- **Exercise objective**: Wherever the string "this" appears, copy the whole line.

- **Stored records**:
=-=-=

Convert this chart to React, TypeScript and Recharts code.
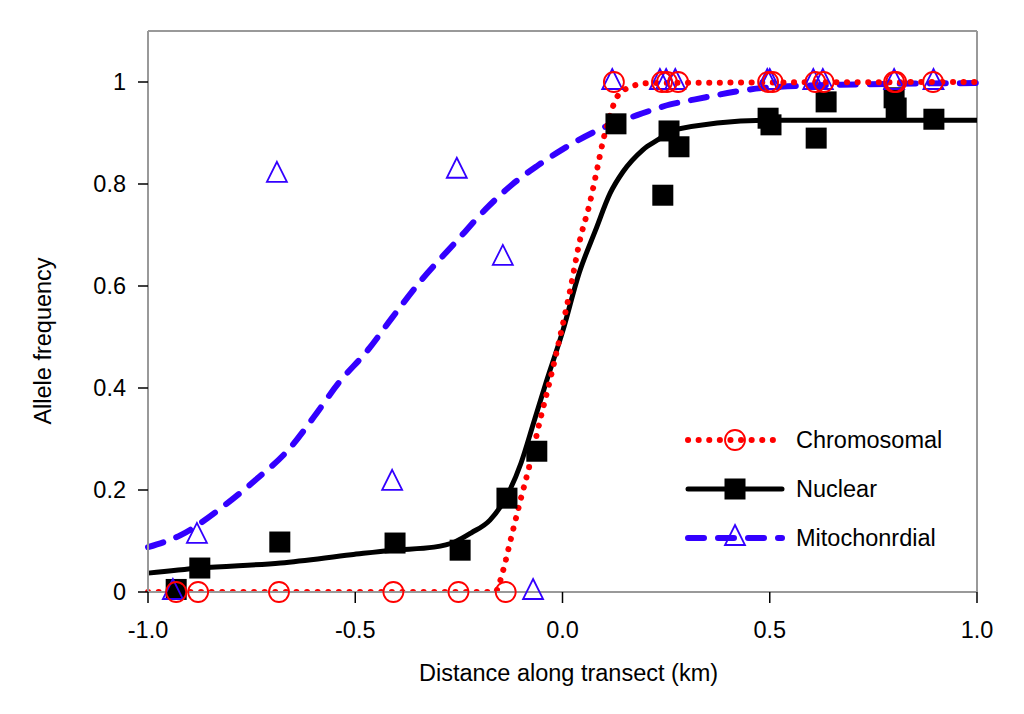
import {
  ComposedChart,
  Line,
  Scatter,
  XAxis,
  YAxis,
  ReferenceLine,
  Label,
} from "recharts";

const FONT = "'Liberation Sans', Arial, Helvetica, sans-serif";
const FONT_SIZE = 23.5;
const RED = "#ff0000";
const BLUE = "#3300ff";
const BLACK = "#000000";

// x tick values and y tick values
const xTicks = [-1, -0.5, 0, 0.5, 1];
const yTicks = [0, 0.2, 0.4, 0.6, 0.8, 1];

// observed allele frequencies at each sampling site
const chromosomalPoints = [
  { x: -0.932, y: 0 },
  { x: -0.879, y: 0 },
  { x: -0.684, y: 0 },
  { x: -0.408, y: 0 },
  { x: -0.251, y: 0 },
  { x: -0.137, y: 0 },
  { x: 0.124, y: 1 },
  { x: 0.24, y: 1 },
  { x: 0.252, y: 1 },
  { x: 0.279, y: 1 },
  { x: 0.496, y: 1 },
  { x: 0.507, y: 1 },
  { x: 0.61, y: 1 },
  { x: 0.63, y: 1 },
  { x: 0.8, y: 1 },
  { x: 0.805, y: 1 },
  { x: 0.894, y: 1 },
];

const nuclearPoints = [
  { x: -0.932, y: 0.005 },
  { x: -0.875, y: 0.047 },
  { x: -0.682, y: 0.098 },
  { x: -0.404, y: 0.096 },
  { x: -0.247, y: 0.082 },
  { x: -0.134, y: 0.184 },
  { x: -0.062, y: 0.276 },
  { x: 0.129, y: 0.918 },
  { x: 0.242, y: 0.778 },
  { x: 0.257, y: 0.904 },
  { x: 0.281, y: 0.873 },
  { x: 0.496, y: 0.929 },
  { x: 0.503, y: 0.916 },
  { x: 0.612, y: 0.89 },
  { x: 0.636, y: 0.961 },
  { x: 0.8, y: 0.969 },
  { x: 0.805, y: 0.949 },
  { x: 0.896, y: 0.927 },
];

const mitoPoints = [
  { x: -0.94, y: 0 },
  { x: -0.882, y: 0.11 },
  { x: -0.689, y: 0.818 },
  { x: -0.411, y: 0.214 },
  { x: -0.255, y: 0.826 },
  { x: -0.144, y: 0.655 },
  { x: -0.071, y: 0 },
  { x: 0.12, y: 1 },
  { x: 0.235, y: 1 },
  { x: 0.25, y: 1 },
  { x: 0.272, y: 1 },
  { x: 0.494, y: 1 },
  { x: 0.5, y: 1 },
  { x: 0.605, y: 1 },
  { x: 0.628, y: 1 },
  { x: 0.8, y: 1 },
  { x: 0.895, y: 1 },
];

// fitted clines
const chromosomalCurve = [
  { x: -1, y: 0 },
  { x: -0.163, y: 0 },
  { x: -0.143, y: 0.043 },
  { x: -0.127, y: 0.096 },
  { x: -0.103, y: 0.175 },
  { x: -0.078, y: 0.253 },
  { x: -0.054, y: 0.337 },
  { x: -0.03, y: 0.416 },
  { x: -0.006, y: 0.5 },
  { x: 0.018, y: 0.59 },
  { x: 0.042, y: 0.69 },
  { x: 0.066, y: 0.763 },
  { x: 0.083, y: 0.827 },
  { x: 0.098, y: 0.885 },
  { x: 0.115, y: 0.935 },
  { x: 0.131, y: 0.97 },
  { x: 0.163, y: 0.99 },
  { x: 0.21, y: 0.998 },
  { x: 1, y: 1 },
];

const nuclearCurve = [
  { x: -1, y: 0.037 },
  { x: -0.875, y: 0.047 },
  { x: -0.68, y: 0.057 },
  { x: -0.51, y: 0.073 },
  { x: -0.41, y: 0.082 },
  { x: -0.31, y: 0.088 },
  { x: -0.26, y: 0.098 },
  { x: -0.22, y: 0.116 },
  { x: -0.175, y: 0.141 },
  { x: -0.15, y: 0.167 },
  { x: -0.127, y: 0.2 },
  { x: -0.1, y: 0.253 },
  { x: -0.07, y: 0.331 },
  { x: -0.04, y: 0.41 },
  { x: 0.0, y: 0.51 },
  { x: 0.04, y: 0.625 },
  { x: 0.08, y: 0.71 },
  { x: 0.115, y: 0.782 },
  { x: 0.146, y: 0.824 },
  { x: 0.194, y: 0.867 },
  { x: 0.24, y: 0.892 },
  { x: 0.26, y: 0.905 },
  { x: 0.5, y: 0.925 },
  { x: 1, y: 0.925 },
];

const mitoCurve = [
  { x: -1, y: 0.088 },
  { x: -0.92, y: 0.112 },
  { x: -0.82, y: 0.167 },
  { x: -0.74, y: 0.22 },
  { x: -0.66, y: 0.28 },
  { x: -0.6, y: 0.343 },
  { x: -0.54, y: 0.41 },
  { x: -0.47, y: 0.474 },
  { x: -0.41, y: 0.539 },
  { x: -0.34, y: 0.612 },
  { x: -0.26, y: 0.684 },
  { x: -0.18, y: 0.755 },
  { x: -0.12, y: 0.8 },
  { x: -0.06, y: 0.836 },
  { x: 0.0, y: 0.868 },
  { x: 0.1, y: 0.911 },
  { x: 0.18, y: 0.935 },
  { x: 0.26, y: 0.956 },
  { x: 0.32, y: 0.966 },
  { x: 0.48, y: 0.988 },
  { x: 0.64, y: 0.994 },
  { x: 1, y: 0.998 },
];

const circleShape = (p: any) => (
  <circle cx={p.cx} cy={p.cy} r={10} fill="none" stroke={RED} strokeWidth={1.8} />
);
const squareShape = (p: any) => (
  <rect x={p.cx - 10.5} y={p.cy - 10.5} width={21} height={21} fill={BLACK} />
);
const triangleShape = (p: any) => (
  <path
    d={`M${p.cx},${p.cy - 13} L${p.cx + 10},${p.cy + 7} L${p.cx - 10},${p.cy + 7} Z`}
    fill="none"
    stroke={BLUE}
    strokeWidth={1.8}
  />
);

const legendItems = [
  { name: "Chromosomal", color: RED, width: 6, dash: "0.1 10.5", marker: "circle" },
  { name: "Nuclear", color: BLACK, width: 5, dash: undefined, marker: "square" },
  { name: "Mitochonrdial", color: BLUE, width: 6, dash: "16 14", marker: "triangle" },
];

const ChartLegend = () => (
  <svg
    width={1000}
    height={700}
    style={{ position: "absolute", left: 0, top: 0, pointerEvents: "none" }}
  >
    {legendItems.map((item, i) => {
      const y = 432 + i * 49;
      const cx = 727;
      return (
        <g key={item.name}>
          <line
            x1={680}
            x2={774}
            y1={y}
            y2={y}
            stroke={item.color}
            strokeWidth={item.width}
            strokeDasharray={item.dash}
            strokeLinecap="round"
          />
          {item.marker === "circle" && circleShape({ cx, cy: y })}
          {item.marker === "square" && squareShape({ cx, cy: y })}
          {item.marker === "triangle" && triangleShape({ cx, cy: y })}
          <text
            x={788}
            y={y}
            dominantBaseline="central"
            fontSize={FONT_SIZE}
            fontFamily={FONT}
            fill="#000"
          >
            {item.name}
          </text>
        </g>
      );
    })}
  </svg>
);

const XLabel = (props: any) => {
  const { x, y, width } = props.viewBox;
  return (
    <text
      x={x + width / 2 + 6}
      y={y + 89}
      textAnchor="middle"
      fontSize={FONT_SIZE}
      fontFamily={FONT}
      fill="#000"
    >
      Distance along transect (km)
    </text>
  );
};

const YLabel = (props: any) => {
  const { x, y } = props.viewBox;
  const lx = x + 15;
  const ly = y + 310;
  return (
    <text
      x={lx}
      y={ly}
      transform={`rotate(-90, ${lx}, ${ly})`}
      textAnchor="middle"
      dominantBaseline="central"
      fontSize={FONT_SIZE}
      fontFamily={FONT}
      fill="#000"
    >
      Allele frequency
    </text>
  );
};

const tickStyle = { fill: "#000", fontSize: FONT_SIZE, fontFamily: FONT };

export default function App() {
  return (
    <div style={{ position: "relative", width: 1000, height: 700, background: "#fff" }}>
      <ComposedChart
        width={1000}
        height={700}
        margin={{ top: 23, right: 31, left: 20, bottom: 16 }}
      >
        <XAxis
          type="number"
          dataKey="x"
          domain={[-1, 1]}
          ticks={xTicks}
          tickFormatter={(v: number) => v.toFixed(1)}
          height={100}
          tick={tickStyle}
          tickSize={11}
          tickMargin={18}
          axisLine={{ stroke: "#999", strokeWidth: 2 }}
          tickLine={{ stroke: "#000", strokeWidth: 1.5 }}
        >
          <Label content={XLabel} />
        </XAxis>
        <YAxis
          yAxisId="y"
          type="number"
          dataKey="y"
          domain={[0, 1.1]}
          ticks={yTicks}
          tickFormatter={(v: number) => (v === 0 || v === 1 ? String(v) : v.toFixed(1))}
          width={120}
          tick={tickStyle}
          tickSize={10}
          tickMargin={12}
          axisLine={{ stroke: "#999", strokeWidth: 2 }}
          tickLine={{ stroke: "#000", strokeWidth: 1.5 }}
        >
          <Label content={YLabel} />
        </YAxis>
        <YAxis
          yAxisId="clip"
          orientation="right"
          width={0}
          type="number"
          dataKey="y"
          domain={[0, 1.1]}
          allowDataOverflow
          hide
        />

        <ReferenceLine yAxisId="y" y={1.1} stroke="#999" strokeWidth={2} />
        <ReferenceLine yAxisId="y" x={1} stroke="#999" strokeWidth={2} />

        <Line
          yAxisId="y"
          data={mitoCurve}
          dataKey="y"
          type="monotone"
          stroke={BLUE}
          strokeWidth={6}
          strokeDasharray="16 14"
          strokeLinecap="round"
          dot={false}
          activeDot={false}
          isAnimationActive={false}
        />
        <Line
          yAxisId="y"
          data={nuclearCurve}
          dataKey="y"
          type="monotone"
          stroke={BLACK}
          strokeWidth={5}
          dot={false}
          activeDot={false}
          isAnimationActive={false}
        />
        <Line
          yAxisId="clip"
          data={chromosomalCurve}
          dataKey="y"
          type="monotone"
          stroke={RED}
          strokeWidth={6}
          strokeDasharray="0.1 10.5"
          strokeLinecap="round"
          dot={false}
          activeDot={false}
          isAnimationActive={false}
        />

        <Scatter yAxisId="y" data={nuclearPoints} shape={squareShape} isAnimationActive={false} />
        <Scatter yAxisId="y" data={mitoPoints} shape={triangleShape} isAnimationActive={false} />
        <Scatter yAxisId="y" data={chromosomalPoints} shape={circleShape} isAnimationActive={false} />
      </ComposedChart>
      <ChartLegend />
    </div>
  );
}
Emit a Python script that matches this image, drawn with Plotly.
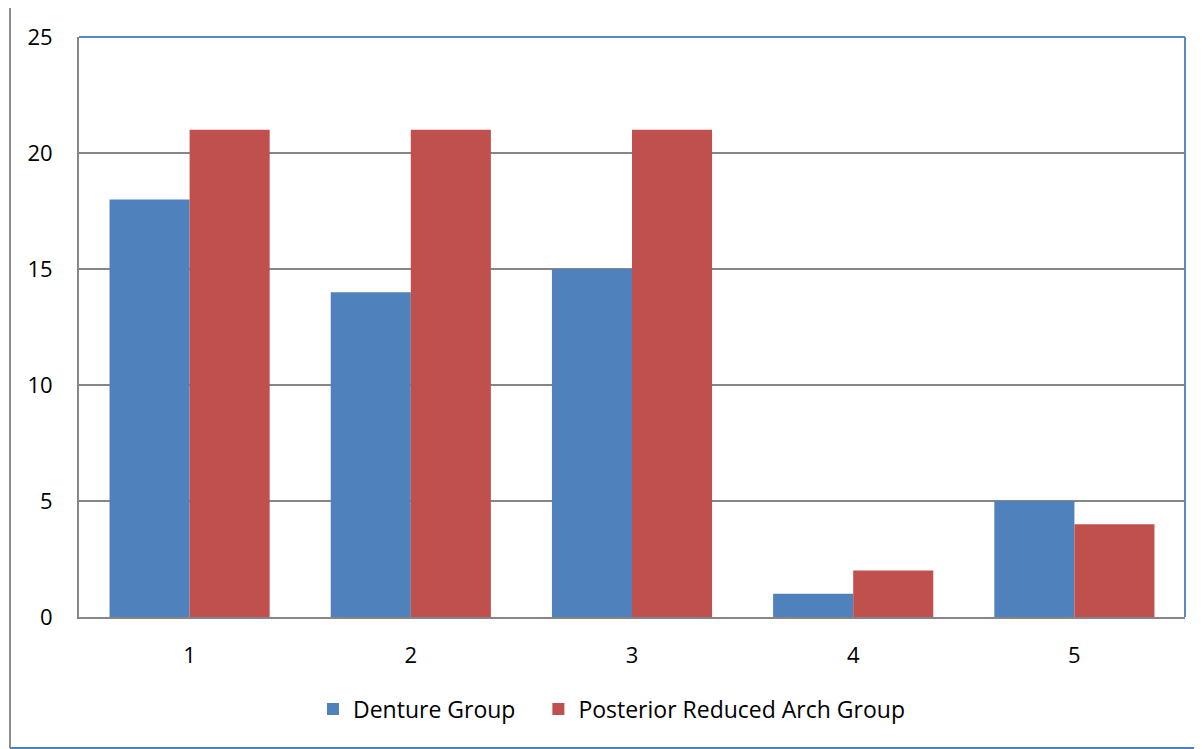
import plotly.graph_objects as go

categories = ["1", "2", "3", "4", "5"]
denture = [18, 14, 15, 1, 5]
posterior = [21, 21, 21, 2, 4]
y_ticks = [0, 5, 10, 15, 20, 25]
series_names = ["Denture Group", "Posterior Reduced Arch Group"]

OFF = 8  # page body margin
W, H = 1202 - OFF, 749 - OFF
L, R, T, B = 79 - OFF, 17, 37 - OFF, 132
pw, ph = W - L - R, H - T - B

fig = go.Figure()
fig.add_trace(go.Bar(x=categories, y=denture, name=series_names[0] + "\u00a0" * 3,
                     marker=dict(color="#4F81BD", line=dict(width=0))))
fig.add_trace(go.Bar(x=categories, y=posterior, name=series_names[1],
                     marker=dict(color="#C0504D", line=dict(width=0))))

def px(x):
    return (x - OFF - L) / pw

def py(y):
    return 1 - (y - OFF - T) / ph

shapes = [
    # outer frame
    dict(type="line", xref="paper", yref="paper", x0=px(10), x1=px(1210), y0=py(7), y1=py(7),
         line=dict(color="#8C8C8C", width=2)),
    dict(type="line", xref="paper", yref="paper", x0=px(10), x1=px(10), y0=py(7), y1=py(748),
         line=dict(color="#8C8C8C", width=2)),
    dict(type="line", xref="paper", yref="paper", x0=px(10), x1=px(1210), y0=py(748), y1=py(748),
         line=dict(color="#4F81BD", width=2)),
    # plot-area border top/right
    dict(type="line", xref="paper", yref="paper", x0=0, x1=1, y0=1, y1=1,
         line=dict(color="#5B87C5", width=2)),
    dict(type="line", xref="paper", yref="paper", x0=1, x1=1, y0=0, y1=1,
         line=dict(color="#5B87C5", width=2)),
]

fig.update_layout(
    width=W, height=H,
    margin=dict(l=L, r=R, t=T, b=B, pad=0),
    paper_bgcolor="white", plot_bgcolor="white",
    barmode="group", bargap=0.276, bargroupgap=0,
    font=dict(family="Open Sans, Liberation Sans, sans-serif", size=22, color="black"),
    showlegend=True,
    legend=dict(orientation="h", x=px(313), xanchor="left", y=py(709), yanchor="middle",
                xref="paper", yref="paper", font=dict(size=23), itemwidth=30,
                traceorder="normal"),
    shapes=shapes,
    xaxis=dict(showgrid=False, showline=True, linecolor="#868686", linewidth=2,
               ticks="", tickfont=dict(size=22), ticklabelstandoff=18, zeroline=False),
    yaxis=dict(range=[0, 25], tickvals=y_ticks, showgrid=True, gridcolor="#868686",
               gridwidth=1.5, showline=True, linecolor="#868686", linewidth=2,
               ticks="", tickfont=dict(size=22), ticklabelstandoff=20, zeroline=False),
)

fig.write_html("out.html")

=-=-=

- **Exercise output**:
Convert this chart to React, TypeScript and Recharts code.
Emit a Python script that matches this image, drawn with Plotly.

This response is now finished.